Escrever o que, para quem?


Antes as palavras foram queimadas e rasgadas, hoje são compartilhadas.


Bruna Antonelli

13.10.2021

Escrever sobre o cotidiano e a vida enquanto possui beleza possui conflito porque de uma conversa pode surgir inquietações acabando em palavras em uma folha de caderno ou em uma página de documentos. O que foi o caso do título dessa primeira publicação. A escrita da estreia. A frase veio da Bernadete, uma das colaboradoras deste jornal quando em uma conversa colocava em palavras um pouco de como a escrita me toca desde minha adolescência, nos meus muitos cadernos que foram queimados ou as páginas rasgadas em muitos pedaços pequenos, impossíveis de serem juntados novamente caso quisesse reler. Fiquei me questionando se escreveria mesmo sobre isso, já de primeira escrever sobre algo que há tanto permanece comigo, mas sabe quando nada mais vem a cabeça e mesmo pensando em outros assuntos, nada me atravessava tanto quanto essa frase.

Sabe onde está a beleza de escrever sobre o cotidiano? Está justamente em não deixar além das palavras soltas, a vida solta. Tudo o que atravessa é sentido, digerido, pensado, questionado. E é aí que também mora o conflito e o cansaço. Às vezes é saudável não questionar tanto, mas considero um pouco impossível. É quase igual um viciado, desculpem-me a comparação, o viciado procura na droga um efeito de ecstasy e prazer, mesmo que momentâneo. Os escritores da vida cotidiana também: sentimos que tudo que nos é falado e vivido precisam ser postos em palavras, escrevemos para que a sensação prazerosa sobre o que foi pensado escoe para algum lugar e com isso procuramos mais e mais, sentimos que tudo que é atravessado em nosso corpo tanto físico quanto o corpo sentido é possível de ser escrito e inscrito.

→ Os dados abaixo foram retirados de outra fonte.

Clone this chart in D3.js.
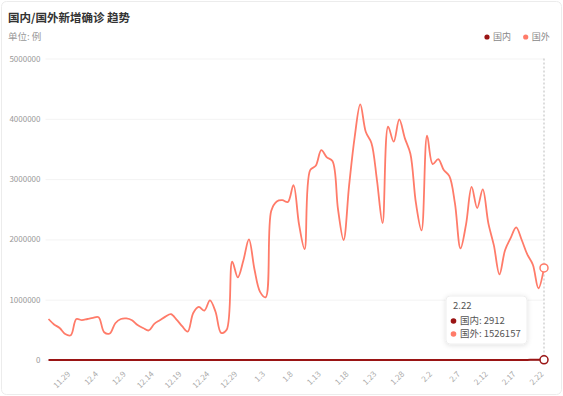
<!DOCTYPE html>
<html>
<head>
<meta charset="utf-8">
<script src="https://cdn.jsdelivr.net/npm/d3@7"></script>
<style>
  body { margin: 0; background: #fff; font-family: "Noto Sans CJK SC", "Noto Sans", sans-serif; }
</style>
</head>
<body>
<div id="chart"></div>
<script>
// dates (category axis)
var dates = [
  "11.25","11.26","11.27","11.28","11.29","11.30",
  "12.1","12.2","12.3","12.4","12.5","12.6","12.7","12.8","12.9","12.10",
  "12.11","12.12","12.13","12.14","12.15","12.16","12.17","12.18","12.19","12.20",
  "12.21","12.22","12.23","12.24","12.25","12.26","12.27","12.28","12.29","12.30","12.31",
  "1.1","1.2","1.3","1.4","1.5","1.6","1.7","1.8","1.9","1.10",
  "1.11","1.12","1.13","1.14","1.15","1.16","1.17","1.18","1.19","1.20",
  "1.21","1.22","1.23","1.24","1.25","1.26","1.27","1.28","1.29","1.30","1.31",
  "2.1","2.2","2.3","2.4","2.5","2.6","2.7","2.8","2.9","2.10",
  "2.11","2.12","2.13","2.14","2.15","2.16","2.17","2.18","2.19","2.20","2.21","2.22"
];

// 国内 new cases
var domestic = [
  38, 42, 31, 29, 35, 40,
  48, 52, 61, 75, 82, 97, 110, 124, 131, 119, 96, 88, 102, 115, 127, 140,
  151, 163, 178, 192, 206, 220, 245, 267, 284, 301, 312, 327, 342, 355, 372,
  360, 348, 331, 317, 298, 286, 274, 262, 251, 243, 236, 229, 218, 205, 196,
  184, 176, 168, 159, 151, 147, 142, 139, 135, 130, 128, 126, 131, 137, 145, 158,
  172, 190, 214, 247, 281, 330, 391, 468, 552, 641, 735, 842, 963, 1104, 1258,
  1427, 1613, 1822, 2049, 2287, 2546, 2912
];

// 国外 new cases
var foreign = [
  680000, 590000, 530000, 430000, 410000, 680000, 660000, 680000, 700000, 710000,
  460000, 440000, 610000, 680000, 690000, 660000, 580000, 530000, 490000, 600000,
  660000, 720000, 760000, 670000, 560000, 470000, 780000, 880000, 820000, 990000,
  800000, 450000, 500000, 1630000, 1370000, 1650000, 2000000, 1500000, 1130000, 1040000,
  2470000, 2630000, 2650000, 2620000, 2900000, 2250000, 1840000, 3150000, 3220000, 3480000,
  3360000, 3300000, 2500000, 1990000, 2900000, 3700000, 4240000, 3780000, 3600000, 2980000,
  2270000, 3870000, 3620000, 3990000, 3680000, 3420000, 2600000, 2150000, 3720000, 3250000,
  3330000, 3150000, 3050000, 2600000, 1850000, 2250000, 2870000, 2520000, 2830000, 2270000,
  1900000, 1420000, 1820000, 2020000, 2200000, 1990000, 1750000, 1580000, 1190000, 1526157
];

var yTicks = [0, 1000000, 2000000, 3000000, 4000000, 5000000];
var seriesNames = ["国内", "国外"];
var seriesColors = ["#9a1414", "#ff7b69"];

var width = 563, height = 396;
var margin = { top: 58.5, right: 19, bottom: 36, left: 48.5 };

var svg = d3.select("#chart").append("svg")
  .attr("width", width)
  .attr("height", height);

var defs = svg.append("defs");
var shadow = defs.append("filter").attr("id", "shadow")
  .attr("x", "-20%").attr("y", "-20%").attr("width", "140%").attr("height", "160%");
shadow.append("feDropShadow")
  .attr("dx", 0).attr("dy", 1).attr("stdDeviation", 2.5)
  .attr("flood-color", "#000").attr("flood-opacity", 0.12);

// card
svg.append("rect")
  .attr("x", 1.5).attr("y", 1.5)
  .attr("width", width - 3).attr("height", height - 3)
  .attr("rx", 5)
  .attr("fill", "#fff")
  .attr("stroke", "#ececec");

var x = d3.scalePoint()
  .domain(dates)
  .range([margin.left, width - margin.right]);

var y = d3.scaleLinear()
  .domain([0, 5000000])
  .range([height - margin.bottom, margin.top]);

// title
svg.append("text")
  .attr("x", 8).attr("y", 22)
  .attr("font-size", 11.5).attr("font-weight", "bold")
  .attr("fill", "#333")
  .text("国内/国外新增确诊 趋势");

svg.append("text")
  .attr("x", 8).attr("y", 40)
  .attr("font-size", 9.5)
  .attr("fill", "#999")
  .text("单位: 例");

// legend
var legend = svg.append("g");
var legendX = [487, 525.7];
seriesNames.forEach(function(name, i) {
  legend.append("circle")
    .attr("cx", legendX[i]).attr("cy", 37).attr("r", 2.6)
    .attr("fill", seriesColors[i]);
  legend.append("text")
    .attr("x", legendX[i] + 6).attr("y", 40.3)
    .attr("font-size", 9)
    .attr("fill", "#888")
    .text(name);
});

// grid
var leftAxis = d3.axisLeft(y)
  .tickValues(yTicks)
  .tickSize(-(width - margin.left - margin.right + 3))
  .tickPadding(5)
  .tickFormat(d3.format("d"));

var gy = svg.append("g")
  .attr("transform", "translate(" + (margin.left - 3) + ",0)")
  .call(leftAxis);
gy.select(".domain").remove();
gy.selectAll(".tick line").attr("stroke", "#f3f3f3");
gy.selectAll(".tick text")
  .attr("fill", "#999")
  .attr("font-size", 8)
  .attr("font-family", "\"Noto Sans CJK SC\", sans-serif");

// x axis labels, every 5 days ending at last date
var labelDates = dates.filter(function(d, i) { return (dates.length - 1 - i) % 5 === 0; });
var bottomAxis = d3.axisBottom(x)
  .tickValues(labelDates)
  .tickSize(0)
  .tickPadding(0);

var gx = svg.append("g")
  .attr("transform", "translate(0," + (height - margin.bottom) + ")")
  .call(bottomAxis);
gx.select(".domain").attr("stroke", "#ccc");
gx.selectAll(".tick text")
  .attr("fill", "#aaa")
  .attr("font-size", 8)
  .attr("font-family", "\"Noto Sans CJK SC\", sans-serif")
  .attr("text-anchor", "end")
  .attr("dy", null)
  .attr("y", 0)
  .attr("dominant-baseline", "middle")
  .attr("transform", "translate(-2,13) rotate(-45)");

// pointer line at last date
var lastDate = dates[dates.length - 1];
svg.append("line")
  .attr("x1", x(lastDate)).attr("x2", x(lastDate))
  .attr("y1", y(5000000)).attr("y2", y(0))
  .attr("stroke", "#bbb")
  .attr("stroke-dasharray", "2,2");

// lines
var line = d3.line()
  .x(function(d, i) { return x(dates[i]); })
  .y(function(d) { return y(d); })
  .curve(d3.curveCatmullRom.alpha(0.5));

svg.append("path")
  .datum(foreign)
  .attr("d", line)
  .attr("fill", "none")
  .attr("stroke", seriesColors[1])
  .attr("stroke-width", 1.8);

svg.append("path")
  .datum(domestic)
  .attr("d", line)
  .attr("fill", "none")
  .attr("stroke", seriesColors[0])
  .attr("stroke-width", 2);

// hover markers
[domestic, foreign].forEach(function(s, i) {
  svg.append("circle")
    .attr("cx", x(lastDate))
    .attr("cy", y(s[s.length - 1]))
    .attr("r", 4)
    .attr("fill", "#fff")
    .attr("stroke", seriesColors[i])
    .attr("stroke-width", 1.5);
});

// tooltip
var tip = svg.append("g").attr("transform", "translate(446,296)");
tip.append("rect")
  .attr("width", 81).attr("height", 48).attr("rx", 4)
  .attr("fill", "#fff")
  .attr("stroke", "#eee")
  .attr("filter", "url(#shadow)");
tip.append("text")
  .attr("x", 7).attr("y", 13)
  .attr("font-size", 9.5).attr("fill", "#555")
  .text(lastDate);
[domestic, foreign].forEach(function(s, i) {
  tip.append("circle")
    .attr("cx", 7.5).attr("cy", 25 + i * 13).attr("r", 2.8)
    .attr("fill", seriesColors[i]);
  tip.append("text")
    .attr("x", 14).attr("y", 28.3 + i * 13)
    .attr("font-size", 9.5).attr("fill", "#555")
    .text(seriesNames[i] + ": " + s[s.length - 1]);
});
</script>
</body>
</html>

Quando em minha adolescência queimei meus escritos foi justamente por sentir que eles nunca teriam espaço. Parei de escrever. Parei de sentir. É até um pouco forte escrever isso, mas é justamente a sensação que me atravessa. Quando escrevo, sinto. Quando escrevo, inscrevo nas páginas minhas angústias e com isso sei que pode ser que só eu leia o que foi escrito, mas que eu consegui externalizar minhas angústias para fora, além é claro da minha análise pessoal que é uma forma de inscrição das palavras e do meu corpo faladas pelo meu inconsciente que ali dentro ganham seus contornos e sentidos.

É um desafio gigantesco colocar em palavras quando outras pessoas poderão ler. Já apaguei, mudei o tema, reescrevi, modifiquei, tirei centenas de vezes cada palavra que vocês estão lendo. Dá medo mostrar o que nos habita internamente. Dá medo ver que algo atravessou os contornos impostos por nós mesmos.

Escrever o quê? Escrever e inscrever a vida no papel e a vida em sua maravilhosa e angustiante incógnita pode nos apresentar muitos sentimentos e vivências que precisam ser ditas/escritas. Escrever para quem? Aí é que está a graça de escrever. Escrevo primeiramente para mim e depois escrevo para qualquer sujeito que com minhas palavras se sinta acolhido ou atravessado. É um prazer estar aqui e até o próximo despertar.